Introduced May 1, 2025 by Steve Daines · Last progress May 1, 2025
The bill shifts TANF toward stronger employment focus, standardized data, and targeted investments (training, child care, IT) to improve outcomes and accountability, but does so at the cost of greater state administrative burden, privacy risks, reduced flexibility, and heightened risk of benefit loss or uneven outcomes for vulnerable families.
Low-income parents and caretakers will receive stronger, employment‑focused plans, job training, apprenticeships, and targeted work supports designed to increase employment, retention, and post‑exit earnings.
Low‑income families will get more consistent, evidence‑based case management and outreach (including periodic plan reviews and individual opportunity plans) that can improve benefit continuity and connections to services.
States and the public will have better standardized data, outcome reporting, and a public dashboard that increase program transparency and allow outcome‑focused federal oversight of TANF effectiveness.
Low‑income families and benefit recipients face greater risk of benefit reductions, sanctions, or loss of cash assistance if they fail to meet stricter work participation rules, frequent plan obligations, or negotiated performance targets, increasing short‑term hardship for those with barriers to work.
States will incur substantial new administrative, reporting, IT, and compliance costs (individual‑level hours tracking, statistical‑model reporting, plan approvals, technical assistance), which may divert funds from direct services or force higher state spending or taxes.

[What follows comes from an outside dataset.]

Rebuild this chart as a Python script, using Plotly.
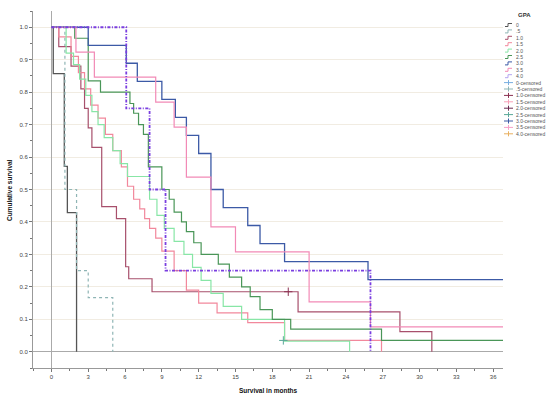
import plotly.graph_objects as go

# ---- data ----
groups = ["0", ".5", "1.0", "1.5", "2.0", "2.5", "3.0", "3.5", "4.0"]

t_0 = [0, 0.15, 1.05, 1.3, 2.05]
s_0 = [1.0, 0.857, 0.571, 0.429, 0.0]

t_05 = [0, 1.1, 2.05, 3.0, 5.0]
s_05 = [1.0, 0.5, 0.25, 0.167, 0.0]

t_10 = [0, 0.6, 1.6, 2.4, 2.7, 3.0, 3.3, 4.1, 5.3, 6.05, 6.3, 8.2, 20.1, 28.4, 31.0]
s_10 = [1.0, 0.94, 0.88, 0.81, 0.75, 0.69, 0.63, 0.447, 0.41, 0.262, 0.225, 0.185, 0.123, 0.062, 0.0]

t_15 = [0, 0.6, 1.6, 2.2, 2.7, 3.2, 3.8, 4.4, 5.0, 5.7, 6.2, 6.7, 7.2, 7.6, 8.0, 8.5, 9.0, 10.0, 11.0, 12.0, 13.5, 16.0, 19.0, 26.9]
s_15 = [1.0, 0.97, 0.91, 0.86, 0.81, 0.76, 0.72, 0.67, 0.62, 0.57, 0.51, 0.47, 0.44, 0.41, 0.38, 0.35, 0.31, 0.25, 0.19, 0.15, 0.12, 0.09, 0.035, 0.0]

t_20 = [0, 1.2, 1.8, 2.3, 2.8, 3.3, 3.8, 4.3, 5.0, 5.6, 6.2, 8.0, 8.6, 9.2, 10.0, 10.8, 11.5, 12.2, 13.0, 14.0, 15.5, 19.0, 24.3]
s_20 = [1.0, 0.92, 0.885, 0.84, 0.79, 0.74, 0.70, 0.66, 0.62, 0.58, 0.54, 0.47, 0.42, 0.38, 0.34, 0.30, 0.26, 0.22, 0.18, 0.14, 0.10, 0.033, 0.0]

t_25 = [0, 1.9, 3.0, 4.0, 6.4, 6.7, 7.1, 7.5, 7.9, 9.0, 9.6, 10.0, 10.6, 11.0, 11.6, 12.2, 13.6, 14.5, 15.5, 16.2, 17.0, 18.0, 19.5, 26.9, 36.8]
s_25 = [1.0, 0.966, 0.835, 0.80, 0.765, 0.735, 0.70, 0.67, 0.57, 0.50, 0.47, 0.43, 0.40, 0.37, 0.336, 0.30, 0.27, 0.23, 0.20, 0.17, 0.13, 0.10, 0.07, 0.035, 0.035]

t_30 = [0, 3.0, 6.1, 7.0, 9.0, 10.1, 11.0, 12.0, 13.0, 14.0, 16.0, 17.0, 19.0, 25.8, 36.8]
s_30 = [1.0, 0.944, 0.889, 0.833, 0.778, 0.722, 0.667, 0.611, 0.5, 0.444, 0.389, 0.333, 0.278, 0.222, 0.222]

t_35 = [0, 2.0, 3.5, 8.5, 10.0, 11.0, 13.0, 15.0, 21.0, 26.0, 36.8]
s_35 = [1.0, 0.923, 0.846, 0.769, 0.692, 0.538, 0.385, 0.308, 0.154, 0.077, 0.077]

t_40 = [0, 6.1, 8.0, 9.3, 26.0]
s_40 = [1.0, 0.75, 0.5, 0.25, 0.0]

cens_t_10 = [19.3]
cens_s_10 = [0.185]
cens_t_20 = [18.9]
cens_s_20 = [0.035]

x_ticks = list(range(0, 37, 3))
y_ticks = [round(i * 0.1, 1) for i in range(11)]

legend_lines = ["0", ".5", "1.0", "1.5", "2.0", "2.5", "3.0", "3.5", "4.0"]
legend_cens = [g + "-censored" for g in groups]

# ---- styles ----
line_col = {"0": "#555555", ".5": "#8fb5b5", "1.0": "#a8506c", "1.5": "#f2889c",
            "2.0": "#88e6a6", "2.5": "#4a9658", "3.0": "#3c5aa6", "3.5": "#f28ab6",
            "4.0": "#7a3ee0"}
leg_line_col = dict(line_col)
leg_line_col["4.0"] = "#b4a4f0"
cens_col = ["#78aee0", "#8fb5b5", "#8a3050", "#f7a0b8", "#6a2a50", "#5aa898",
            "#3c5aa6", "#f7a0c8", "#e8b060"]

series = [("0", t_0, s_0, "solid", 1.3), (".5", t_05, s_05, "dot", 1.2),
          ("1.0", t_10, s_10, "solid", 1.2), ("1.5", t_15, s_15, "solid", 1.2),
          ("2.0", t_20, s_20, "solid", 1.2), ("2.5", t_25, s_25, "solid", 1.2),
          ("3.0", t_30, s_30, "solid", 1.3), ("3.5", t_35, s_35, "solid", 1.2),
          ("4.0", t_40, s_40, "3px,1.5px,1px,1.5px", 1.8)]

fig = go.Figure()
for name, t, s, dash, w in series:
    fig.add_trace(go.Scatter(x=t, y=s, mode="lines", line_shape="hv",
                             line=dict(color=line_col[name], width=w, dash=dash),
                             name=name, showlegend=False, hoverinfo="skip"))

fig.add_trace(go.Scatter(x=cens_t_10, y=cens_s_10, mode="markers",
                         marker=dict(symbol="cross-thin", size=6, line=dict(color="#8a3050", width=1)),
                         showlegend=False, hoverinfo="skip"))
fig.add_trace(go.Scatter(x=cens_t_20, y=cens_s_20, mode="markers",
                         marker=dict(symbol="cross-thin", size=6, line=dict(color="#5aa898", width=1)),
                         showlegend=False, hoverinfo="skip"))

W, H = 550, 398
L, R, T, B = 33, 47, 11, 30
pw, ph = W - L - R, H - T - B

def px(xp):
    return (xp - L) / pw

def py(yp):
    return (H - B - yp) / ph

shapes = []
annos = []
annos.append(dict(x=px(524), y=py(15), xref="paper", yref="paper", text="<b>GPA</b>",
                  showarrow=False, font=dict(size=6, color="#333", family="Liberation Sans"),
                  xanchor="center", yanchor="middle"))
labels = legend_lines + legend_cens
for i, lab in enumerate(labels):
    yy = 25 + i * 6.4
    if i < 9:
        c = leg_line_col[lab]
        shapes.append(dict(type="path", xref="paper", yref="paper",
                           path=f"M {px(505)},{py(yy+1.5)} H {px(508)} V {py(yy-1.5)} H {px(512)}",
                           line=dict(color=c, width=1)))
    else:
        c = cens_col[i - 9]
        shapes.append(dict(type="line", xref="paper", yref="paper", x0=px(504), x1=px(513),
                           y0=py(yy), y1=py(yy), line=dict(color=c, width=1)))
        shapes.append(dict(type="line", xref="paper", yref="paper", x0=px(508.5), x1=px(508.5),
                           y0=py(yy - 2.5), y1=py(yy + 2.5), line=dict(color=c, width=1)))
    annos.append(dict(x=px(514), y=py(yy), xref="paper", yref="paper", text=lab,
                      showarrow=False, font=dict(size=5, color="#555", family="Liberation Sans"),
                      xanchor="left", yanchor="middle"))

# axis titles as annotations for exact placement
annos.append(dict(x=px(268), y=py(390), xref="paper", yref="paper",
                  text="<b>Survival in months</b>", showarrow=False,
                  font=dict(size=6.5, color="#111", family="Liberation Sans"),
                  xanchor="center", yanchor="middle"))
annos.append(dict(x=px(9), y=py(190), xref="paper", yref="paper",
                  text="<b>Cumulative survival</b>", showarrow=False, textangle=-90,
                  font=dict(size=6.5, color="#111", family="Liberation Sans"),
                  xanchor="center", yanchor="middle"))

fig.update_layout(
    width=W, height=H, margin=dict(l=L, r=R, t=T, b=B, autoexpand=False),
    paper_bgcolor="white", plot_bgcolor="white",
    font=dict(family="Liberation Sans", size=6, color="#444"),
    shapes=shapes, annotations=annos, showlegend=False,
    xaxis=dict(range=[-1.5, 36.8], tickvals=x_ticks, ticks="outside", ticklen=3,
               tickcolor="#777", showline=True, linecolor="#999", linewidth=1,
               showgrid=False, zeroline=True, zerolinecolor="#aaaaaa", zerolinewidth=1,
               minor=dict(dtick=1.5, tick0=0, ticks="outside", ticklen=2, tickcolor="#777"),
               tickfont=dict(size=6, color="#444"), automargin=False),
    yaxis=dict(range=[-0.05, 1.05], tickvals=y_ticks, tickformat=".1f", ticks="outside",
               ticklen=3, tickcolor="#777", showline=True, linecolor="#999", linewidth=1,
               showgrid=True, gridcolor="#f1ece2", gridwidth=1,
               zeroline=True, zerolinecolor="#aaaaaa", zerolinewidth=1,
               minor=dict(dtick=0.05, tick0=0, ticks="outside", ticklen=2, tickcolor="#777"),
               tickfont=dict(size=6, color="#444"), automargin=False),
)

fig.write_html("out.html", config={"displayModeBar": False},
               post_script="document.body.style.margin='0';")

Tying federal funding to post‑exit employment and negotiated outcome targets risks incentivizing caseload reduction, off‑rolling, or gaming of metrics, producing uneven access across states and penalizing areas with weaker labor markets.
Based on analysis of 35 sections of legislative text.

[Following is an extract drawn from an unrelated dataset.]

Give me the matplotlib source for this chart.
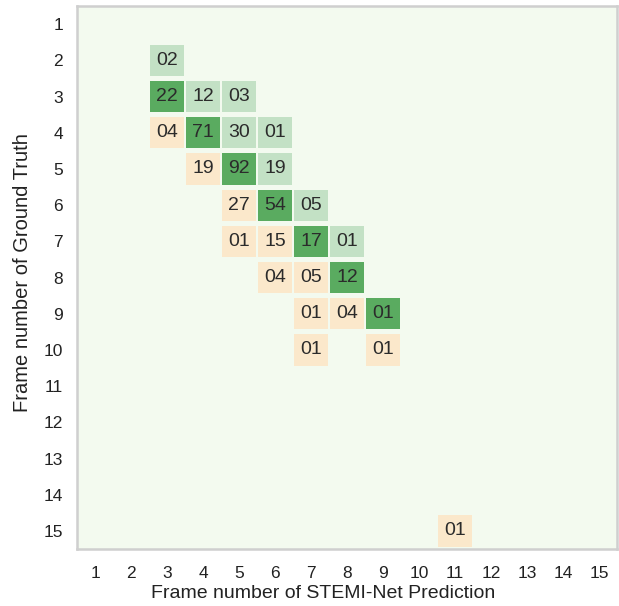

Overhauls TANF to require individual work plans and outcomes, cap eligibility, set 25% spending floors for work supports, tighten reporting and penalties, and change grant authorities.

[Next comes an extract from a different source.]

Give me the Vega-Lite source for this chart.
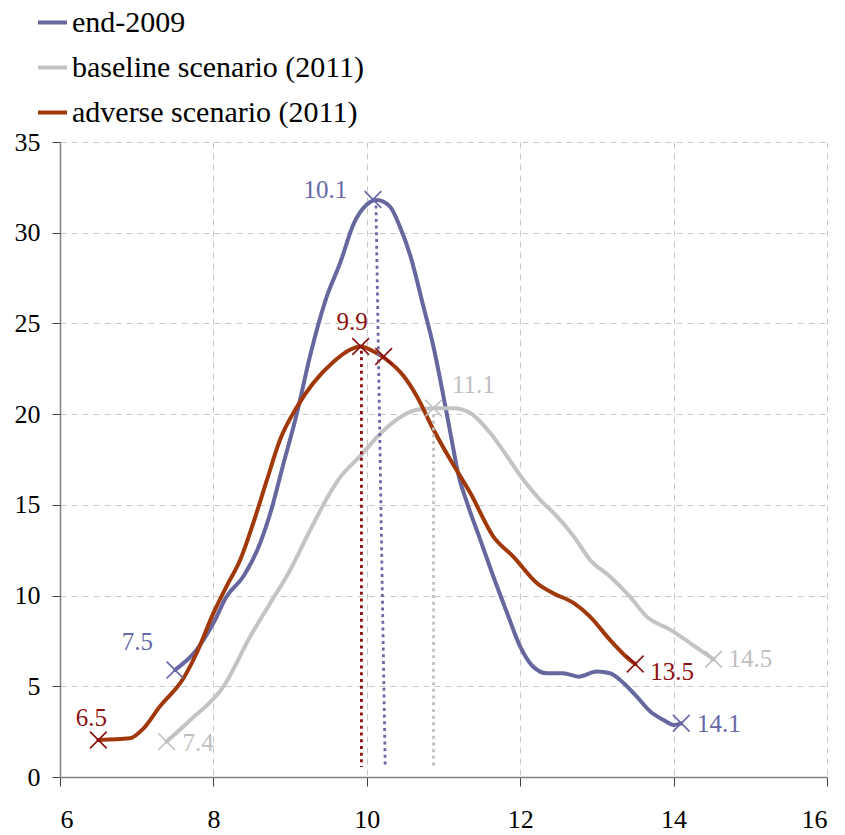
{
  "$schema": "https://vega.github.io/schema/vega-lite/v6.json",
  "width": 767,
  "height": 635,
  "autosize": "none",
  "padding": {"left": 60, "top": 142, "right": 18, "bottom": 58},
  "background": "white",
  "config": {
    "view": {"stroke": null},
    "font": "'Liberation Serif', 'Times New Roman', 'DejaVu Serif', serif",
    "axis": {
      "labelFont": "'Liberation Serif', 'Times New Roman', 'DejaVu Serif', serif",
      "labelFontSize": 26,
      "labelColor": "#000000",
      "domainColor": "#808080",
      "domainWidth": 1.5,
      "tickColor": "#404040",
      "tickWidth": 1,
      "gridColor": "#c8c8c8",
      "gridDash": [6, 5],
      "gridWidth": 1,
      "title": null
    },
    "legend": {
      "labelFont": "'Liberation Serif', 'Times New Roman', 'DejaVu Serif', serif",
      "labelFontSize": 30,
      "labelColor": "#000000",
      "labelLimit": 500,
      "symbolType": "stroke",
      "symbolSize": 841,
      "symbolStrokeWidth": 4,
      "rowPadding": 13,
      "labelOffset": 3,
      "padding": 0,
      "title": null
    }
  },
  "datasets": {
    "curves": [
      {"series": "end-2009", "x": 7.50, "y": 5.90},
      {"series": "end-2009", "x": 7.78, "y": 7.0},
      {"series": "end-2009", "x": 8.00, "y": 8.48},
      {"series": "end-2009", "x": 8.17, "y": 9.94},
      {"series": "end-2009", "x": 8.39, "y": 11.05},
      {"series": "end-2009", "x": 8.61, "y": 12.9},
      {"series": "end-2009", "x": 8.78, "y": 15.1},
      {"series": "end-2009", "x": 8.89, "y": 16.9},
      {"series": "end-2009", "x": 9.09, "y": 20.06},
      {"series": "end-2009", "x": 9.26, "y": 23.2},
      {"series": "end-2009", "x": 9.48, "y": 26.5},
      {"series": "end-2009", "x": 9.65, "y": 28.3},
      {"series": "end-2009", "x": 9.83, "y": 30.5},
      {"series": "end-2009", "x": 10.00, "y": 31.55},
      {"series": "end-2009", "x": 10.13, "y": 31.8},
      {"series": "end-2009", "x": 10.30, "y": 31.45},
      {"series": "end-2009", "x": 10.43, "y": 30.35},
      {"series": "end-2009", "x": 10.57, "y": 28.7},
      {"series": "end-2009", "x": 10.74, "y": 25.9},
      {"series": "end-2009", "x": 10.87, "y": 23.7},
      {"series": "end-2009", "x": 11.00, "y": 20.97},
      {"series": "end-2009", "x": 11.09, "y": 18.96},
      {"series": "end-2009", "x": 11.20, "y": 16.56},
      {"series": "end-2009", "x": 11.30, "y": 15.2},
      {"series": "end-2009", "x": 11.48, "y": 13.07},
      {"series": "end-2009", "x": 11.65, "y": 11.05},
      {"series": "end-2009", "x": 11.83, "y": 9.03},
      {"series": "end-2009", "x": 12.00, "y": 7.19},
      {"series": "end-2009", "x": 12.17, "y": 6.08},
      {"series": "end-2009", "x": 12.35, "y": 5.72},
      {"series": "end-2009", "x": 12.56, "y": 5.72},
      {"series": "end-2009", "x": 12.76, "y": 5.53},
      {"series": "end-2009", "x": 13.00, "y": 5.81},
      {"series": "end-2009", "x": 13.17, "y": 5.72},
      {"series": "end-2009", "x": 13.35, "y": 5.17},
      {"series": "end-2009", "x": 13.52, "y": 4.43},
      {"series": "end-2009", "x": 13.70, "y": 3.60},
      {"series": "end-2009", "x": 13.87, "y": 3.14},
      {"series": "end-2009", "x": 14.00, "y": 2.87},
      {"series": "end-2009", "x": 14.10, "y": 2.96},
      {"series": "baseline scenario (2011)", "x": 7.39, "y": 1.95},
      {"series": "baseline scenario (2011)", "x": 7.70, "y": 3.14},
      {"series": "baseline scenario (2011)", "x": 8.13, "y": 4.98},
      {"series": "baseline scenario (2011)", "x": 8.48, "y": 7.74},
      {"series": "baseline scenario (2011)", "x": 8.74, "y": 9.58},
      {"series": "baseline scenario (2011)", "x": 9.00, "y": 11.4},
      {"series": "baseline scenario (2011)", "x": 9.26, "y": 13.6},
      {"series": "baseline scenario (2011)", "x": 9.52, "y": 15.65},
      {"series": "baseline scenario (2011)", "x": 9.65, "y": 16.5},
      {"series": "baseline scenario (2011)", "x": 9.91, "y": 17.67},
      {"series": "baseline scenario (2011)", "x": 10.17, "y": 18.9},
      {"series": "baseline scenario (2011)", "x": 10.39, "y": 19.7},
      {"series": "baseline scenario (2011)", "x": 10.65, "y": 20.24},
      {"series": "baseline scenario (2011)", "x": 10.87, "y": 20.33},
      {"series": "baseline scenario (2011)", "x": 11.13, "y": 20.33},
      {"series": "baseline scenario (2011)", "x": 11.35, "y": 20.06},
      {"series": "baseline scenario (2011)", "x": 11.61, "y": 18.96},
      {"series": "baseline scenario (2011)", "x": 11.83, "y": 17.67},
      {"series": "baseline scenario (2011)", "x": 12.04, "y": 16.38},
      {"series": "baseline scenario (2011)", "x": 12.26, "y": 15.28},
      {"series": "baseline scenario (2011)", "x": 12.48, "y": 14.36},
      {"series": "baseline scenario (2011)", "x": 12.70, "y": 13.25},
      {"series": "baseline scenario (2011)", "x": 12.91, "y": 11.97},
      {"series": "baseline scenario (2011)", "x": 13.17, "y": 11.05},
      {"series": "baseline scenario (2011)", "x": 13.43, "y": 9.94},
      {"series": "baseline scenario (2011)", "x": 13.65, "y": 8.84},
      {"series": "baseline scenario (2011)", "x": 13.96, "y": 8.11},
      {"series": "baseline scenario (2011)", "x": 14.22, "y": 7.37},
      {"series": "baseline scenario (2011)", "x": 14.52, "y": 6.49},
      {"series": "adverse scenario (2011)", "x": 6.50, "y": 2.04},
      {"series": "adverse scenario (2011)", "x": 6.91, "y": 2.13},
      {"series": "adverse scenario (2011)", "x": 7.09, "y": 2.68},
      {"series": "adverse scenario (2011)", "x": 7.30, "y": 3.88},
      {"series": "adverse scenario (2011)", "x": 7.61, "y": 5.44},
      {"series": "adverse scenario (2011)", "x": 7.78, "y": 6.82},
      {"series": "adverse scenario (2011)", "x": 8.00, "y": 9.03},
      {"series": "adverse scenario (2011)", "x": 8.17, "y": 10.5},
      {"series": "adverse scenario (2011)", "x": 8.35, "y": 11.97},
      {"series": "adverse scenario (2011)", "x": 8.52, "y": 14.0},
      {"series": "adverse scenario (2011)", "x": 8.70, "y": 16.4},
      {"series": "adverse scenario (2011)", "x": 8.87, "y": 18.6},
      {"series": "adverse scenario (2011)", "x": 9.09, "y": 20.4},
      {"series": "adverse scenario (2011)", "x": 9.30, "y": 21.7},
      {"series": "adverse scenario (2011)", "x": 9.57, "y": 22.9},
      {"series": "adverse scenario (2011)", "x": 9.78, "y": 23.55},
      {"series": "adverse scenario (2011)", "x": 9.92, "y": 23.73},
      {"series": "adverse scenario (2011)", "x": 10.09, "y": 23.45},
      {"series": "adverse scenario (2011)", "x": 10.26, "y": 23.0},
      {"series": "adverse scenario (2011)", "x": 10.48, "y": 22.1},
      {"series": "adverse scenario (2011)", "x": 10.65, "y": 21.0},
      {"series": "adverse scenario (2011)", "x": 10.87, "y": 19.14},
      {"series": "adverse scenario (2011)", "x": 11.09, "y": 17.48},
      {"series": "adverse scenario (2011)", "x": 11.35, "y": 15.65},
      {"series": "adverse scenario (2011)", "x": 11.65, "y": 13.25},
      {"series": "adverse scenario (2011)", "x": 11.91, "y": 12.15},
      {"series": "adverse scenario (2011)", "x": 12.22, "y": 10.68},
      {"series": "adverse scenario (2011)", "x": 12.43, "y": 10.13},
      {"series": "adverse scenario (2011)", "x": 12.70, "y": 9.58},
      {"series": "adverse scenario (2011)", "x": 12.91, "y": 8.84},
      {"series": "adverse scenario (2011)", "x": 13.17, "y": 7.56},
      {"series": "adverse scenario (2011)", "x": 13.43, "y": 6.45},
      {"series": "adverse scenario (2011)", "x": 13.50, "y": 6.23}
    ],
    "dots": [
      {"series": "end-2009", "x": 10.12, "y": 31.5},
      {"series": "end-2009", "x": 10.24, "y": 0.55},
      {"series": "baseline scenario (2011)", "x": 10.87, "y": 20.0},
      {"series": "baseline scenario (2011)", "x": 10.87, "y": 0.55},
      {"series": "adverse scenario (2011)", "x": 9.93, "y": 23.5},
      {"series": "adverse scenario (2011)", "x": 9.93, "y": 0.55}
    ],
    "markers": [
      {"series": "end-2009", "x": 7.50, "y": 5.90},
      {"series": "end-2009", "x": 10.08, "y": 31.83},
      {"series": "end-2009", "x": 14.10, "y": 2.96},
      {"series": "baseline scenario (2011)", "x": 7.39, "y": 1.95},
      {"series": "baseline scenario (2011)", "x": 10.87, "y": 20.33},
      {"series": "baseline scenario (2011)", "x": 14.52, "y": 6.49},
      {"series": "adverse scenario (2011)", "x": 6.50, "y": 2.04},
      {"series": "adverse scenario (2011)", "x": 9.92, "y": 23.73},
      {"series": "adverse scenario (2011)", "x": 10.22, "y": 23.18},
      {"series": "adverse scenario (2011)", "x": 13.50, "y": 6.23}
    ],
    "labels": [
      {"series": "end-2009", "x": 7.01, "y": 7.42, "text": "7.5"},
      {"series": "end-2009", "x": 9.46, "y": 32.35, "text": "10.1"},
      {"series": "end-2009", "x": 14.59, "y": 2.91, "text": "14.1"},
      {"series": "baseline scenario (2011)", "x": 7.80, "y": 1.90, "text": "7.4"},
      {"series": "baseline scenario (2011)", "x": 11.39, "y": 21.62, "text": "11.1"},
      {"series": "baseline scenario (2011)", "x": 15.00, "y": 6.50, "text": "14.5"},
      {"series": "adverse scenario (2011)", "x": 6.41, "y": 3.24, "text": "6.5"},
      {"series": "adverse scenario (2011)", "x": 9.81, "y": 25.07, "text": "9.9"},
      {"series": "adverse scenario (2011)", "x": 13.98, "y": 5.76, "text": "13.5"}
    ]
  },
  "layer": [
    {
      "data": {"name": "curves"},
      "mark": {"type": "line", "strokeWidth": 4, "interpolate": "monotone", "strokeCap": "round", "strokeJoin": "round"},
      "encoding": {
        "x": {
          "field": "x", "type": "quantitative",
          "scale": {"domain": [6, 16], "nice": false, "zero": false},
          "axis": {"values": [6, 8, 10, 12, 14, 16], "format": "d", "tickSize": 9, "labelPadding": 20, "grid": true}
        },
        "y": {
          "field": "y", "type": "quantitative",
          "scale": {"domain": [0, 35], "nice": false},
          "axis": {"values": [0, 5, 10, 15, 20, 25, 30, 35], "format": "d", "tickSize": 8, "labelPadding": 12, "grid": true}
        },
        "color": {
          "field": "series", "type": "nominal",
          "scale": {
            "domain": ["end-2009", "baseline scenario (2011)", "adverse scenario (2011)"],
            "range": ["#67679f", "#c3c3c3", "#a0380a"]
          },
          "legend": {"orient": "none", "legendX": -24, "legendY": -136, "direction": "vertical"}
        },
        "order": {"field": "x", "type": "quantitative"}
      }
    },
    {
      "data": {"name": "dots"},
      "mark": {"type": "line", "strokeWidth": 2.8, "strokeDash": [3, 3.7]},
      "encoding": {
        "x": {"field": "x", "type": "quantitative"},
        "y": {"field": "y", "type": "quantitative"},
        "detail": {"field": "series"},
        "color": {
          "field": "series", "type": "nominal",
          "scale": {
            "domain": ["end-2009", "baseline scenario (2011)", "adverse scenario (2011)"],
            "range": ["#6868a8", "#c0c0c0", "#8b1010"]
          },
          "legend": null
        }
      }
    },
    {
      "data": {"name": "markers"},
      "mark": {"type": "point", "shape": "M-1,-1L1,1M1,-1L-1,1", "filled": false, "size": 280, "strokeWidth": 1.6, "opacity": 1},
      "encoding": {
        "x": {"field": "x", "type": "quantitative"},
        "y": {"field": "y", "type": "quantitative"},
        "color": {
          "field": "series", "type": "nominal",
          "scale": {
            "domain": ["end-2009", "baseline scenario (2011)", "adverse scenario (2011)"],
            "range": ["#6868a8", "#c0c0c0", "#8b1010"]
          },
          "legend": null
        }
      }
    },
    {
      "data": {"name": "labels"},
      "mark": {"type": "text", "font": "'Liberation Serif', 'Times New Roman', 'DejaVu Serif', serif", "fontSize": 25, "align": "center", "baseline": "middle"},
      "encoding": {
        "x": {"field": "x", "type": "quantitative"},
        "y": {"field": "y", "type": "quantitative"},
        "text": {"field": "text"},
        "color": {
          "field": "series", "type": "nominal",
          "scale": {
            "domain": ["end-2009", "baseline scenario (2011)", "adverse scenario (2011)"],
            "range": ["#6868a8", "#c0c0c0", "#8b1010"]
          },
          "legend": null
        }
      }
    }
  ],
  "resolve": {"scale": {"color": "independent"}}
}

Makes broad changes to the Temporary Assistance for Needy Families (TANF) program to push states toward stronger work and employment outcomes. It adds new work and outcome requirements, requires individualized employment plans and frequent reviews for work‑eligible adults, sets minimum spending floors for work supports and training, tightens data reporting and government oversight, and imposes new penalties for noncompliance. Also tightens eligibility and allowable uses of funds by capping direct TANF assistance to families with monthly income above twice the poverty line, bans direct TANF spending on child care/early childhood programs, removes several older grant authorities, expands state transfer options to workforce and child care programs, and sets an effective date of October 1, 2026.